**Written problem:** From the first line of the entries below through the line bearing "import plotly.graph_objects as go", write out each line exactly. Omit pictures.

─── Provided information ───

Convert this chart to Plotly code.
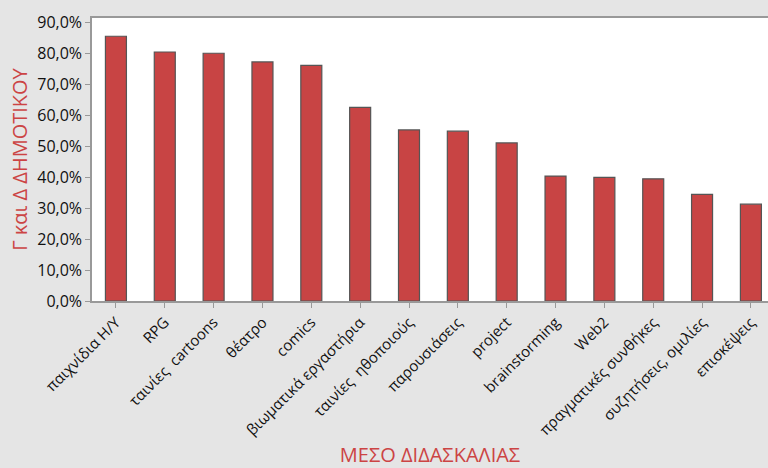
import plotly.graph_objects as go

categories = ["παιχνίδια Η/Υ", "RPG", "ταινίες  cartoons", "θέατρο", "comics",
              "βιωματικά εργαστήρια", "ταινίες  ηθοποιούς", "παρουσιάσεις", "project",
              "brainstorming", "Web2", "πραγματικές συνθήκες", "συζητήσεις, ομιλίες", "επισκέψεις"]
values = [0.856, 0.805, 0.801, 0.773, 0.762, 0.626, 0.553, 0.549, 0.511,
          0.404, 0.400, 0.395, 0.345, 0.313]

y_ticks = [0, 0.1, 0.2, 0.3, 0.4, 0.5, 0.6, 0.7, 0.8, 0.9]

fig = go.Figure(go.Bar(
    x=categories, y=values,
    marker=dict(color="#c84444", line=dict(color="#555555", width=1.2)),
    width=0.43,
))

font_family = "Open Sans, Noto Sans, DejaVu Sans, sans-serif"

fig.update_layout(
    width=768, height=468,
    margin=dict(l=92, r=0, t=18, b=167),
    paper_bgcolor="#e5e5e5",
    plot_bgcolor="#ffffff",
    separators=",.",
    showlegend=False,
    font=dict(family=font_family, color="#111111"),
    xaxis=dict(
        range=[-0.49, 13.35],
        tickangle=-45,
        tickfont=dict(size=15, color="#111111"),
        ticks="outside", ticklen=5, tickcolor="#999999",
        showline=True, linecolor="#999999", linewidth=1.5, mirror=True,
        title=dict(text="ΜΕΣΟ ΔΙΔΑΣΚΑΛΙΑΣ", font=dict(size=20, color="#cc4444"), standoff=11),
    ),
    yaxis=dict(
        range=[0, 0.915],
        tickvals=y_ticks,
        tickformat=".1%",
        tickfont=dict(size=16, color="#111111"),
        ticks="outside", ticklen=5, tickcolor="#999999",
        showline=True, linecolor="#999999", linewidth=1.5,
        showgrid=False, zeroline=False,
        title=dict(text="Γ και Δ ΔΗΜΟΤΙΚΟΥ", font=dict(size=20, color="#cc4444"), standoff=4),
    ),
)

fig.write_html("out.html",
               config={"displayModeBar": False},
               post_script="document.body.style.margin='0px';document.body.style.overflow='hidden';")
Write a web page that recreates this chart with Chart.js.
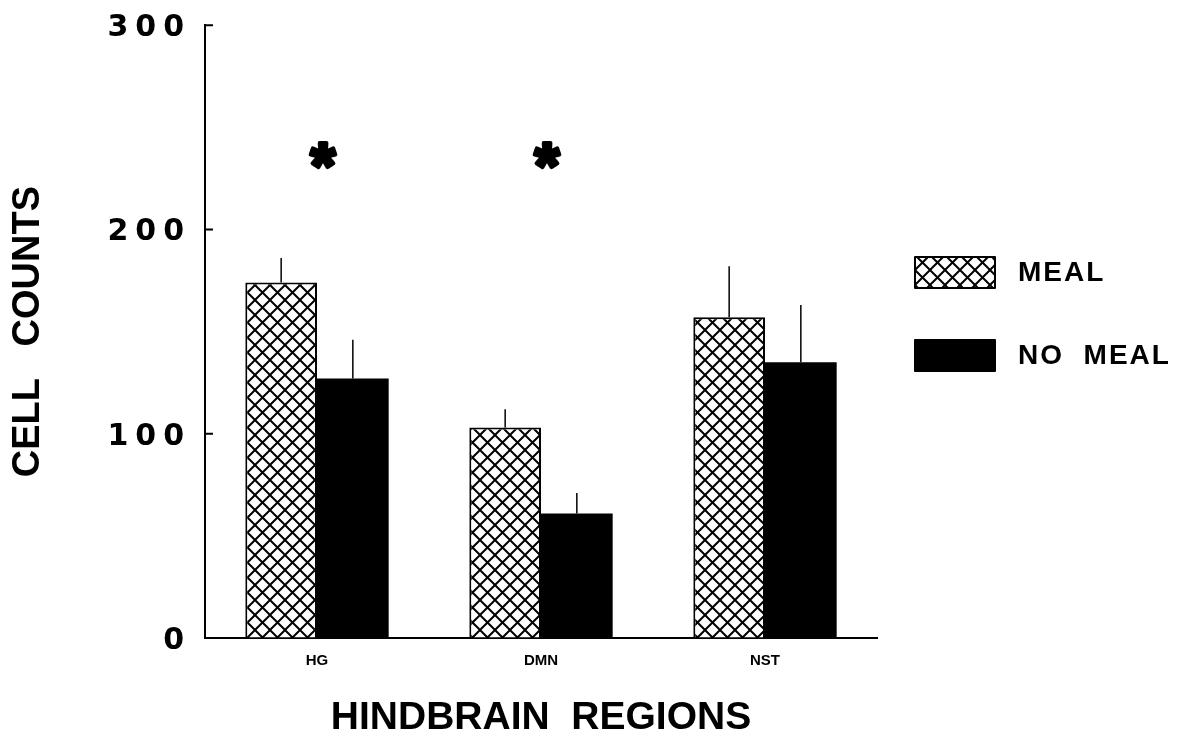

───

**Result of this exercise:**
Convert this chart to Plotly code.
import plotly.graph_objects as go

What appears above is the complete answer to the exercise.